■ Exercise objective ■
Please restate, exactly as written, the lines running from the beginning of the material through the line that has "4.143, 4.116, 4.27]" in it.

■ Supplied material ■
::::::::::
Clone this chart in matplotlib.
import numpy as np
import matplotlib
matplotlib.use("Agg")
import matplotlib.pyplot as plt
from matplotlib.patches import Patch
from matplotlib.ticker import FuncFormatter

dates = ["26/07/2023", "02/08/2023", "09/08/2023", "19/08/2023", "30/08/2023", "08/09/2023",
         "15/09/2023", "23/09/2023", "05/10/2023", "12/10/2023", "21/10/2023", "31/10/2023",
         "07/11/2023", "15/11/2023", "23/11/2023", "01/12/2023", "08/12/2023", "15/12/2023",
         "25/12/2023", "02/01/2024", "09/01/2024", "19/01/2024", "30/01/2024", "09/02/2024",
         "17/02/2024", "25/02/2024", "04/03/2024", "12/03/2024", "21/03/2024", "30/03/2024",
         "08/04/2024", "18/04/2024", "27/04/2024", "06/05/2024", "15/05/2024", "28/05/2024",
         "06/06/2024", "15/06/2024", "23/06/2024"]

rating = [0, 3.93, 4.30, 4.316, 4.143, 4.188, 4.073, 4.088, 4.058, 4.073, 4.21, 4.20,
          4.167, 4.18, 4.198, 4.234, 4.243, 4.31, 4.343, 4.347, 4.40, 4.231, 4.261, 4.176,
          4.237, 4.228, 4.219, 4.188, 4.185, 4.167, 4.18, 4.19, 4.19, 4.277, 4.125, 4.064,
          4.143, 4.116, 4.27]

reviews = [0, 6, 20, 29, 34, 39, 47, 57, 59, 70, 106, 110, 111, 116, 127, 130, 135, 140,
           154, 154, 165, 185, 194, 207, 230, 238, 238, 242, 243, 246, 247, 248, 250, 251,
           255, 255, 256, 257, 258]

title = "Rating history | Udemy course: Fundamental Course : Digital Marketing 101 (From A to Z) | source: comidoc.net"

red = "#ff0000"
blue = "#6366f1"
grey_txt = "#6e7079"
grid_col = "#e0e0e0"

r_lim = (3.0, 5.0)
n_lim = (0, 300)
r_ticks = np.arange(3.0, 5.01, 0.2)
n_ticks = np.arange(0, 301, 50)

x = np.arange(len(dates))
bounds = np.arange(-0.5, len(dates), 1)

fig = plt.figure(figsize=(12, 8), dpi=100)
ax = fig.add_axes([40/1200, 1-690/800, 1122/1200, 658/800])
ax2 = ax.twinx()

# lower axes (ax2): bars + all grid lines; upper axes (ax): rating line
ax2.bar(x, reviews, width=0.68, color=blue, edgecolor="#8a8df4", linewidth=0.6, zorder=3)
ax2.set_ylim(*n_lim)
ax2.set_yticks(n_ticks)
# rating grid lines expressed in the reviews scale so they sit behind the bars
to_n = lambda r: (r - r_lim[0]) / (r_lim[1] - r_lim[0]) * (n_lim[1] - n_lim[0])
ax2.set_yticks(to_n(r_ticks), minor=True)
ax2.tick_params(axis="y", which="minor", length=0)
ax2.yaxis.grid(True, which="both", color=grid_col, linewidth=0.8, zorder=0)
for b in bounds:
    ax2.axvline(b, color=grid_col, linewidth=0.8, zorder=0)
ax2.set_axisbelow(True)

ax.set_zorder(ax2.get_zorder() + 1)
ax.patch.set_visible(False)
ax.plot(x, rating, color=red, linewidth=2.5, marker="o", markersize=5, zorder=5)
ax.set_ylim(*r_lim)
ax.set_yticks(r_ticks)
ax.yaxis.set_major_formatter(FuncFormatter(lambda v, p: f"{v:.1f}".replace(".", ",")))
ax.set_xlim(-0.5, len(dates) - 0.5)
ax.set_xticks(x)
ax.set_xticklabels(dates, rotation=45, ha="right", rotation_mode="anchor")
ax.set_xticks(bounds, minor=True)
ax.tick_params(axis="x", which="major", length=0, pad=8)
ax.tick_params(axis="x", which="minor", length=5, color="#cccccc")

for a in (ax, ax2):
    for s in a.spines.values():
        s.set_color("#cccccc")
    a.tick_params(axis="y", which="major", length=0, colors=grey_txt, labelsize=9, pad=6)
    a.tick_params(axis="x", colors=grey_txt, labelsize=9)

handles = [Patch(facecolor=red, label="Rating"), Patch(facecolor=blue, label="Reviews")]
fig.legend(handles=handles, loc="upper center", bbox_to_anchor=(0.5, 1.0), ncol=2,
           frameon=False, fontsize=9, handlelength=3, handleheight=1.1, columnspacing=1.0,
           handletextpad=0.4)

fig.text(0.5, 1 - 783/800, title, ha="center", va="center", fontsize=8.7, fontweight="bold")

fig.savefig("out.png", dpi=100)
::::::::::
■ Exercise output ■
Clone this chart in matplotlib.
import numpy as np
import matplotlib
matplotlib.use("Agg")
import matplotlib.pyplot as plt
from matplotlib.patches import Patch
from matplotlib.ticker import FuncFormatter

dates = ["26/07/2023", "02/08/2023", "09/08/2023", "19/08/2023", "30/08/2023", "08/09/2023",
         "15/09/2023", "23/09/2023", "05/10/2023", "12/10/2023", "21/10/2023", "31/10/2023",
         "07/11/2023", "15/11/2023", "23/11/2023", "01/12/2023", "08/12/2023", "15/12/2023",
         "25/12/2023", "02/01/2024", "09/01/2024", "19/01/2024", "30/01/2024", "09/02/2024",
         "17/02/2024", "25/02/2024", "04/03/2024", "12/03/2024", "21/03/2024", "30/03/2024",
         "08/04/2024", "18/04/2024", "27/04/2024", "06/05/2024", "15/05/2024", "28/05/2024",
         "06/06/2024", "15/06/2024", "23/06/2024"]

rating = [0, 3.93, 4.30, 4.316, 4.143, 4.188, 4.073, 4.088, 4.058, 4.073, 4.21, 4.20,
          4.167, 4.18, 4.198, 4.234, 4.243, 4.31, 4.343, 4.347, 4.40, 4.231, 4.261, 4.176,
          4.237, 4.228, 4.219, 4.188, 4.185, 4.167, 4.18, 4.19, 4.19, 4.277, 4.125, 4.064,
          4.143, 4.116, 4.27]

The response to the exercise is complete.